Public servant remembered for intelligence, high principles

Behind every flower there is a gardener.
Pierre Trudeau’s famous roses, pinned to the former prime minister’s lapel, were no exception: they were reportedly grown by a Kamloops man.
Thomas Shoyama, who died in Victoria on Dec. 22 at the age of 90, was a hobby gardener and a career bureaucrat, working as a public servant under such Canadian icons as Trudeau and Saskatchewan’s Tommy Douglas.
Shoyama’s roots, however, are in Kamloops, where he was born in 1916 and where, until a few years ago, his brother ran a bakery.
After graduating from Kam High in 1933, Shoyama moved to Vancouver to study economics at the University of B.C.
For the next seven years, he was hamstrung by his Japanese heritage: it prevented him from finding a job and later landed him in an internment camp, where, together with other Canadians of Japanese origins, he was forced to wait out the Second World War.
Decades later, the same country that had interned him would honour his long and distinguished career with the civil service by awarding Shoyama the Order of Canada.
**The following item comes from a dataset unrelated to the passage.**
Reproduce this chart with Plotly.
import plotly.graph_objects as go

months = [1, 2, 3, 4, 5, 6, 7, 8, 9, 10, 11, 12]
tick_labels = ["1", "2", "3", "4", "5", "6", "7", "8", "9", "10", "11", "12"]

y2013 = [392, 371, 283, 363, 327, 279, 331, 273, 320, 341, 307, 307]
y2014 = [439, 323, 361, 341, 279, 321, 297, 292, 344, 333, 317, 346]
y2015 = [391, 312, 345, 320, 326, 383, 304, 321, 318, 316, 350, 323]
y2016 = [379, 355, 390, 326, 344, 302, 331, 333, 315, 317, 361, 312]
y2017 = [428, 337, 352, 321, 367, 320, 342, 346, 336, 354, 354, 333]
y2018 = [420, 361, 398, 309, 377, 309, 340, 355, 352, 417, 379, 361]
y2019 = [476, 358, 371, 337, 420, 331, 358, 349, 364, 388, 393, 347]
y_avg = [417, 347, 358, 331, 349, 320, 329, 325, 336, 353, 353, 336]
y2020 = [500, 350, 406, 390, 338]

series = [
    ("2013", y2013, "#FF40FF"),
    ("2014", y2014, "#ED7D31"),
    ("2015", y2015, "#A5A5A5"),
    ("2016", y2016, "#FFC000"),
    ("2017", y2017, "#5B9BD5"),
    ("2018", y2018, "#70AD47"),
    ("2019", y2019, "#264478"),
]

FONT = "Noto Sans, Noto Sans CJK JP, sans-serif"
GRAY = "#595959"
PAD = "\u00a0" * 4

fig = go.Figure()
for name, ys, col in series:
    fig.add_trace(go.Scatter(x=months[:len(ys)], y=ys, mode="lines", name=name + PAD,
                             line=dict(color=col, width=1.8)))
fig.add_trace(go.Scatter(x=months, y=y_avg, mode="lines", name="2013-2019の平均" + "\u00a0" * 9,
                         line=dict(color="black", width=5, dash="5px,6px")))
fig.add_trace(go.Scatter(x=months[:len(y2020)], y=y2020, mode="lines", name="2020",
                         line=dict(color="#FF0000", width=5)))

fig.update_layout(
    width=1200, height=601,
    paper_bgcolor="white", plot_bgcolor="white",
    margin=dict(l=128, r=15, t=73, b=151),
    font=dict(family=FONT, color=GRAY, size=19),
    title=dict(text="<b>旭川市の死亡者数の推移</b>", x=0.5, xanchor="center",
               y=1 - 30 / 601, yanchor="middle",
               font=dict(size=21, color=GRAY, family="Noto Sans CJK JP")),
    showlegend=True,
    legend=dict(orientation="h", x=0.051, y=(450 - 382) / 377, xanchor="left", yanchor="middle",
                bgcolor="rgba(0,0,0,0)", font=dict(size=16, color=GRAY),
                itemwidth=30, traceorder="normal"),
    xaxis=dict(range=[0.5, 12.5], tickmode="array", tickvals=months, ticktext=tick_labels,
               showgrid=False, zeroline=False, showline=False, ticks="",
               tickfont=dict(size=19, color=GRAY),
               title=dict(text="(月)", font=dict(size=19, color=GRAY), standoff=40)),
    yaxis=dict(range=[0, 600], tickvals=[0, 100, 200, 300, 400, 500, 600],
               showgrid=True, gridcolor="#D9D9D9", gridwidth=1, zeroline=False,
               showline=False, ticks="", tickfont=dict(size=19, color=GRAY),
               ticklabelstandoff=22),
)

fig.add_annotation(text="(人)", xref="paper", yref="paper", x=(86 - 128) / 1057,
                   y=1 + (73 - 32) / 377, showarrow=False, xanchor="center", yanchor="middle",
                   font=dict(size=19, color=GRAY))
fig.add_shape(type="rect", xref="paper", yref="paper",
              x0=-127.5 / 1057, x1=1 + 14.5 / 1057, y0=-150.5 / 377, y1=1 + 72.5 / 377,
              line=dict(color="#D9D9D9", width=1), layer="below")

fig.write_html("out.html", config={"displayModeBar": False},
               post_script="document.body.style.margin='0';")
Former Kamloops MP Len Marchand knows Shoyama from the years both men spend in Trudeau’s Ottawa.
That was after Shoyama had left Regina, where he had worked as an economic advisor to Douglas, Saskatchewan’s premier and architect of Canada’s health-care system.
Marchand, responsible for various portfolios in the 1970s, remembers Shoyama as “highly principled, highly intelligent and just one of those wonderful civil servants.
“We have very good civil servants, but he was one of the best,” Marchand said.
The two, although both from Kamloops, only knew each other officially, Marchand said.
In the late 1970s, Marchand recalls, they worked together on the Small Business Loans Act: Marchand as minister of state for small business and Shoyama as deputy minister of finance.
After retiring from the public service, Shoyama moved back to his native B.C. to teach at the University of Victoria until 1992.
Marchand recalls seeing Shoyama one last time several years ago, when he returned to Kamloops for his brother’s funeral.